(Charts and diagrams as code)
--------
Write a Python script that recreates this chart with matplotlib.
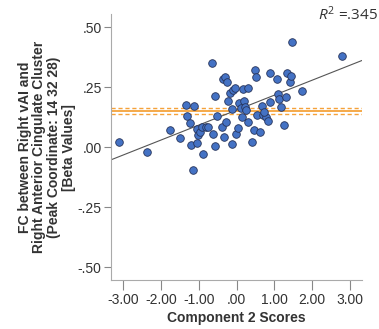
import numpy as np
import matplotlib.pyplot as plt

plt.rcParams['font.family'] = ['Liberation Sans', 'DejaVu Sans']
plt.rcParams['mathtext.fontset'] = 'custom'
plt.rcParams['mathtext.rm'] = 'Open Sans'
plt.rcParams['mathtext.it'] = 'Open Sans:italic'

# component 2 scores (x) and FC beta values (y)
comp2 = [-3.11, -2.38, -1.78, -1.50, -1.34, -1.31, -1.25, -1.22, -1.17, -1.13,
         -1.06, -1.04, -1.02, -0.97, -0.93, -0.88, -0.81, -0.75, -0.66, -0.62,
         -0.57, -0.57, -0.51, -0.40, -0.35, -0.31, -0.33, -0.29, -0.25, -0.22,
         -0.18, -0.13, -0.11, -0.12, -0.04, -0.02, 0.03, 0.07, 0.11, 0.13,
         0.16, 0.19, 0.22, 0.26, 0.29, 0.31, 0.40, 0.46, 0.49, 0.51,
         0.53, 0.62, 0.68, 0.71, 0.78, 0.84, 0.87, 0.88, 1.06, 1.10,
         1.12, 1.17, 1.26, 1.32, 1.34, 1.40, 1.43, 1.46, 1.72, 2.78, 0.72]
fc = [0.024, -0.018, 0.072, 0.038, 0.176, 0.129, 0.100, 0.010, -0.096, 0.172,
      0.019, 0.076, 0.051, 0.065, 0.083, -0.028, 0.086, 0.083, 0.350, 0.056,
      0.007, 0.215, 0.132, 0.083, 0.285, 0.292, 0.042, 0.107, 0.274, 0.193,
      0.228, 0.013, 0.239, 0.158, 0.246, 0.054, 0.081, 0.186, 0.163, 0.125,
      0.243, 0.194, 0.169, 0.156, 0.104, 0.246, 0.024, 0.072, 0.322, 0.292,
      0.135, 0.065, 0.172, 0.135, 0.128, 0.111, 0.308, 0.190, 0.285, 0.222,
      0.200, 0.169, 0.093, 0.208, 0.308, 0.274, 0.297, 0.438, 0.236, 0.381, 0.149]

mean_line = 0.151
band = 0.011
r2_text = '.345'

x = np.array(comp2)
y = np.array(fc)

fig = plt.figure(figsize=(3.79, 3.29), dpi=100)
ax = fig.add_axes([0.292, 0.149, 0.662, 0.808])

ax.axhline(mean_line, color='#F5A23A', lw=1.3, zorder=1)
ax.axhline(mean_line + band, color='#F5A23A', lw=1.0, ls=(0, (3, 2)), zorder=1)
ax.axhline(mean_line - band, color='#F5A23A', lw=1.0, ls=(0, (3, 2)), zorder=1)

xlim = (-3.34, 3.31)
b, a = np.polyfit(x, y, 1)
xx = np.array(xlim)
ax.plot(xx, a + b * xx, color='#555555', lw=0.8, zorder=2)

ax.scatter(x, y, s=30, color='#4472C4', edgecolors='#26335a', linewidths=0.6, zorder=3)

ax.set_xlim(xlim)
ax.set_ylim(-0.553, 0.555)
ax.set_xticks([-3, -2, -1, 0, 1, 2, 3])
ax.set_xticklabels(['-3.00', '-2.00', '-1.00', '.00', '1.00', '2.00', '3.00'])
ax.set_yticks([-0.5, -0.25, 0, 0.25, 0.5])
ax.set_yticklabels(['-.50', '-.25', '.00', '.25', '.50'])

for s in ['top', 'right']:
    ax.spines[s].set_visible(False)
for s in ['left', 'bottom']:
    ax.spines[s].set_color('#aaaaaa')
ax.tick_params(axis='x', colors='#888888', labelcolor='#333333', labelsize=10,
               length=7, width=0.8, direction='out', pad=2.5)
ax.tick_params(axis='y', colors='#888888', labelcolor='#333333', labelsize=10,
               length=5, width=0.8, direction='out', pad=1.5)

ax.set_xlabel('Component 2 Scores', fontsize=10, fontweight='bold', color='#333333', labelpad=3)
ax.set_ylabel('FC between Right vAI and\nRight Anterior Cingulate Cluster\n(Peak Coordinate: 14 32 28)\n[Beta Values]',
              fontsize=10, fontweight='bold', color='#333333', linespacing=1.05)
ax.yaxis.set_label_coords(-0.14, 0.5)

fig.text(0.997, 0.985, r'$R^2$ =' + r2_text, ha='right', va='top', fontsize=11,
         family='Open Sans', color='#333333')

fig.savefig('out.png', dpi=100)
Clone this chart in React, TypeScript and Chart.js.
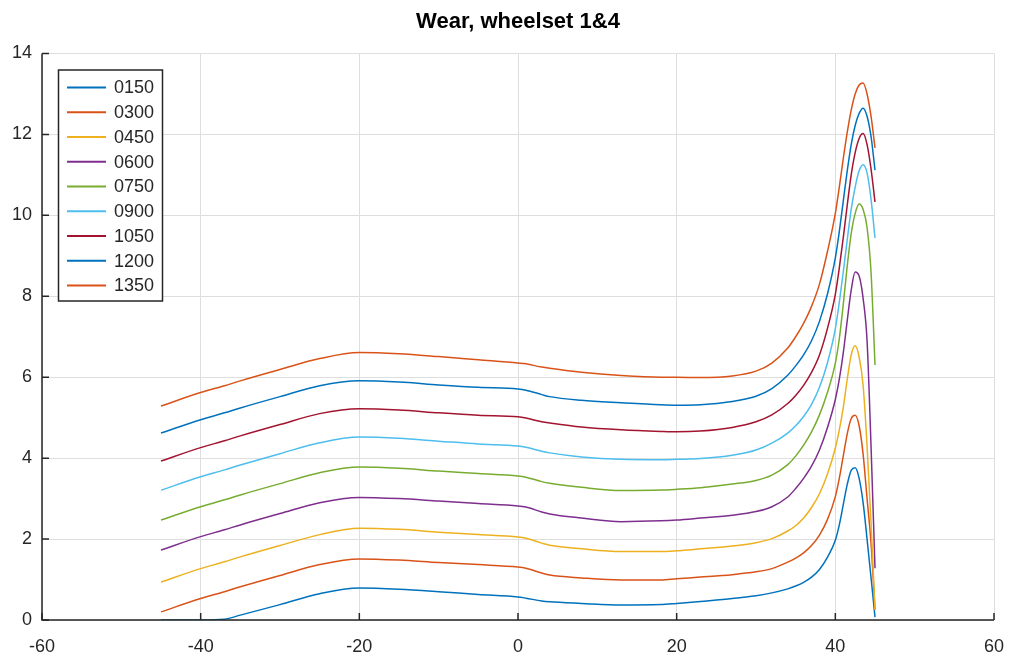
--------
* **Task to complete**
Quote, exactly and only, the lines from the first line of the data above through the line containing "plt.rcParams['mathtext.it'] = 'Open". The pictures do not belong in it.

* **Complete response**
Write a Python script that recreates this chart with matplotlib.
import numpy as np
import matplotlib.pyplot as plt

plt.rcParams['font.family'] = ['Liberation Sans', 'DejaVu Sans']
plt.rcParams['mathtext.fontset'] = 'custom'
plt.rcParams['mathtext.rm'] = 'Open Sans'
plt.rcParams['mathtext.it'] = 'Open Sans:italic'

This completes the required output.